*TASK REQUIREMENTS*: All of the material should be reproduced exactly, with pictures left out.

*SUPPLIED MATERIAL*:
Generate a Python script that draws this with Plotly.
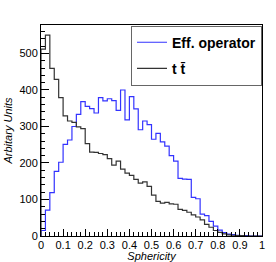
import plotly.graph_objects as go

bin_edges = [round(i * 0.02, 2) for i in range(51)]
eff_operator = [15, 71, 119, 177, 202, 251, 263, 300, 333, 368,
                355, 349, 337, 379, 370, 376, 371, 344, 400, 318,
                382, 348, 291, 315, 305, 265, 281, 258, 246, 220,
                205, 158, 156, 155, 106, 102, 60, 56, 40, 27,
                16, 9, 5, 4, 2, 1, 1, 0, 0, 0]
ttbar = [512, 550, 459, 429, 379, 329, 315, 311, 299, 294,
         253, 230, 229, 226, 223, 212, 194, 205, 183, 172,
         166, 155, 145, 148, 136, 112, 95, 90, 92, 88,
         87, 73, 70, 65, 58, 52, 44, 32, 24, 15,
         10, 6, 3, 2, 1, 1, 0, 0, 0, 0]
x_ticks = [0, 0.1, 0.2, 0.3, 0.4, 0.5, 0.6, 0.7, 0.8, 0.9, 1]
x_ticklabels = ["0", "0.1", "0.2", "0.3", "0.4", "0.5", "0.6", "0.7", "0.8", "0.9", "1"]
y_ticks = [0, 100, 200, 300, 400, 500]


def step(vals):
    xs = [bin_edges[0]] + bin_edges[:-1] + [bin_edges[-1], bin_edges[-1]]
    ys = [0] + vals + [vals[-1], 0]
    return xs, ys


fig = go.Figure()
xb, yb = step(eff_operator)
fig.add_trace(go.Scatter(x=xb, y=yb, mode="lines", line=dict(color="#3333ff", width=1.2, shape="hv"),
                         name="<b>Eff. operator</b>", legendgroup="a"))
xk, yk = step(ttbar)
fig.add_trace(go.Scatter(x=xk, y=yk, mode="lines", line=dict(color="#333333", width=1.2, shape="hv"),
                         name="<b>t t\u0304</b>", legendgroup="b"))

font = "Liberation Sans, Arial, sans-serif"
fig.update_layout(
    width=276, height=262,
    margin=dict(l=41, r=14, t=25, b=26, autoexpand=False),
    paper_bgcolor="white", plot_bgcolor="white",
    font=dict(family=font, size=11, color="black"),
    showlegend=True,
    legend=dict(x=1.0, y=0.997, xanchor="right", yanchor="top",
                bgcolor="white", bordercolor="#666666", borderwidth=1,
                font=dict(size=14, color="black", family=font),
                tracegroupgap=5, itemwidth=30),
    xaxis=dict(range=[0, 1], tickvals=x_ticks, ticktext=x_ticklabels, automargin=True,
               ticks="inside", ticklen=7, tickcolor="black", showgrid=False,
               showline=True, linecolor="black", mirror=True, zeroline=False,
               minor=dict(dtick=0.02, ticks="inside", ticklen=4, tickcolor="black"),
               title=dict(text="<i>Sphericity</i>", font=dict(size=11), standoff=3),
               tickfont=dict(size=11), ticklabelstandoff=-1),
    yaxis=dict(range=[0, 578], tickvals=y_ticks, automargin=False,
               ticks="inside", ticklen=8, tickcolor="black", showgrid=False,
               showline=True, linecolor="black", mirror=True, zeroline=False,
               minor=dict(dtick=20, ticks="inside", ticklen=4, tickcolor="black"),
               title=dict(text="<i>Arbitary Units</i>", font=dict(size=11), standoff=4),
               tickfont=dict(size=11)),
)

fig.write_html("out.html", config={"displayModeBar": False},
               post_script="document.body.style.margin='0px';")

*REPLY*:
Generate a Python script that draws this with Plotly.
import plotly.graph_objects as go

bin_edges = [round(i * 0.02, 2) for i in range(51)]
eff_operator = [15, 71, 119, 177, 202, 251, 263, 300, 333, 368,
                355, 349, 337, 379, 370, 376, 371, 344, 400, 318,
                382, 348, 291, 315, 305, 265, 281, 258, 246, 220,
                205, 158, 156, 155, 106, 102, 60, 56, 40, 27,
                16, 9, 5, 4, 2, 1, 1, 0, 0, 0]
ttbar = [512, 550, 459, 429, 379, 329, 315, 311, 299, 294,
         253, 230, 229, 226, 223, 212, 194, 205, 183, 172,
         166, 155, 145, 148, 136, 112, 95, 90, 92, 88,
         87, 73, 70, 65, 58, 52, 44, 32, 24, 15,
         10, 6, 3, 2, 1, 1, 0, 0, 0, 0]
x_ticks = [0, 0.1, 0.2, 0.3, 0.4, 0.5, 0.6, 0.7, 0.8, 0.9, 1]
x_ticklabels = ["0", "0.1", "0.2", "0.3", "0.4", "0.5", "0.6", "0.7", "0.8", "0.9", "1"]
y_ticks = [0, 100, 200, 300, 400, 500]


def step(vals):
    xs = [bin_edges[0]] + bin_edges[:-1] + [bin_edges[-1], bin_edges[-1]]
    ys = [0] + vals + [vals[-1], 0]
    return xs, ys


fig = go.Figure()
xb, yb = step(eff_operator)
fig.add_trace(go.Scatter(x=xb, y=yb, mode="lines", line=dict(color="#3333ff", width=1.2, shape="hv"),
                         name="<b>Eff. operator</b>", legendgroup="a"))
xk, yk = step(ttbar)
fig.add_trace(go.Scatter(x=xk, y=yk, mode="lines", line=dict(color="#333333", width=1.2, shape="hv"),
                         name="<b>t t\u0304</b>", legendgroup="b"))

font = "Liberation Sans, Arial, sans-serif"
fig.update_layout(
    width=276, height=262,
    margin=dict(l=41, r=14, t=25, b=26, autoexpand=False),
    paper_bgcolor="white", plot_bgcolor="white",
    font=dict(family=font, size=11, color="black"),
    showlegend=True,
    legend=dict(x=1.0, y=0.997, xanchor="right", yanchor="top",
                bgcolor="white", bordercolor="#666666", borderwidth=1,
                font=dict(size=14, color="black", family=font),
                tracegroupgap=5, itemwidth=30),
    xaxis=dict(range=[0, 1], tickvals=x_ticks, ticktext=x_ticklabels, automargin=True,
               ticks="inside", ticklen=7, tickcolor="black", showgrid=False,
               showline=True, linecolor="black", mirror=True, zeroline=False,
               minor=dict(dtick=0.02, ticks="inside", ticklen=4, tickcolor="black"),
               title=dict(text="<i>Sphericity</i>", font=dict(size=11), standoff=3),
               tickfont=dict(size=11), ticklabelstandoff=-1),
    yaxis=dict(range=[0, 578], tickvals=y_ticks, automargin=False,
               ticks="inside", ticklen=8, tickcolor="black", showgrid=False,
               showline=True, linecolor="black", mirror=True, zeroline=False,
               minor=dict(dtick=20, ticks="inside", ticklen=4, tickcolor="black"),
               title=dict(text="<i>Arbitary Units</i>", font=dict(size=11), standoff=4),
               tickfont=dict(size=11)),
)

fig.write_html("out.html", config={"displayModeBar": False},
               post_script="document.body.style.margin='0px';")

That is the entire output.